NAACP head finds Confederate flag on her lawn after getting overnight death threats since Election Day
Evelynn Foxx (WJXT)

The head of a Florida chapter of the NAACP found a Confederate flag on her lawn after receiving a series of late-night death threats from callers claiming ties to the Ku Klux Klan.

Evelyn Foxx woke up Monday morning to go for a walk with her friend, and found the flag lying outside in front of her home, reported The Gainesville Sun.

The 66-year-old Foxx, chapter president of the Alachua County NAACP, and her friend at first thought it was an American flag and walked over to pick it up -- but they called police after realizing it was a Confederate battle flag.

"I’m very, very upset to walk out of my door and find something like that on the day before the Fourth of July," Foxx told The Independent Florida Alligator.

Friend Meg Niederhofer told the newspaper that Foxx has expressed concern in the past eight months about the threatening calls, which usually come around 1 or 2 a.m. from individuals who say they're members of the KKK and started the same month President Donald Trump was elected.

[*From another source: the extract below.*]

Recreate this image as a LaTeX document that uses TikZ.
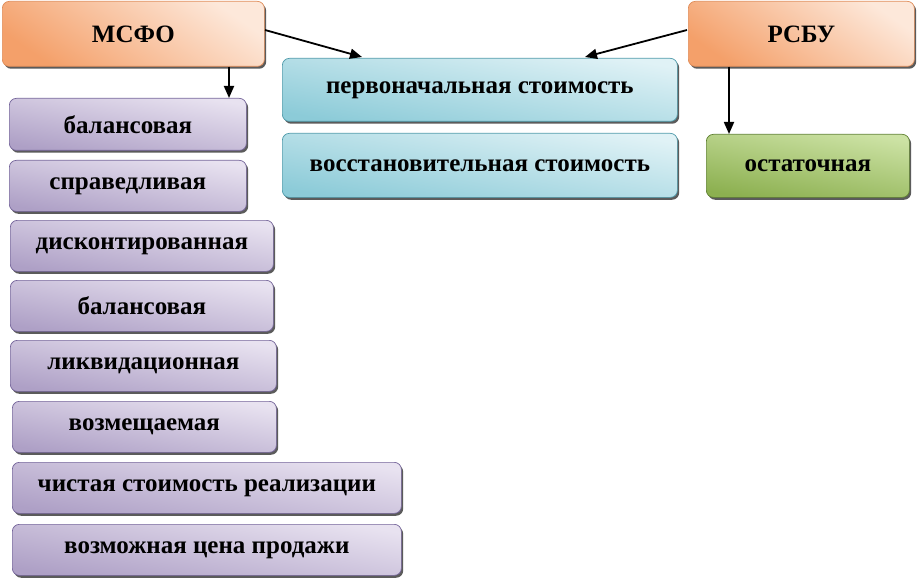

“I think it’s one more effort to intimidate people who stand up for civil rights,” Niederhofer said. “And you think those days are long gone and this proves they’re not.”

Foxx said the flag alarmed her, because it brings the threats right up to her door.

“I’m just a little shaken,” Foxx said. “The phone calls are one thing, but when someone actually comes to my house to do that."

Police are investigating the incident, and they've been investigating threats against the NAACP president since November 2016.

No arrests have been made in either case.

“I have gotten death threats in the past,” Foxx told WJXT-TV. “The first four or five, I paid it no attention, and when this person called at 1:10 in the morning and identified himself as the KKK and 'N we are going to kill your black you know what,' and that's when I reported it to the police department and the FBI.”

Niederhofer's husband, county commissioner Robert Hutchinson, called attention to the incident on his Facebook page.

“There should be no doubt about the Confederate battle flag’s usage as a symbol of divisiveness, bigotry, and hatred, or that racists live among us who still cling nostalgically to their culture of tyranny and intimidation,” Hutchinson wrote.

The flag's defenders claim it's a symbol of heritage, and not hate, but Foxx said the symbolism was clear when she found it lying in her yard.

“When I see the Confederate flag in my yard, or when I see it flying anywhere, I think of what happened to African-Americans in the years past, slavery and all the slaves that were killed,” Foxx told the TV station.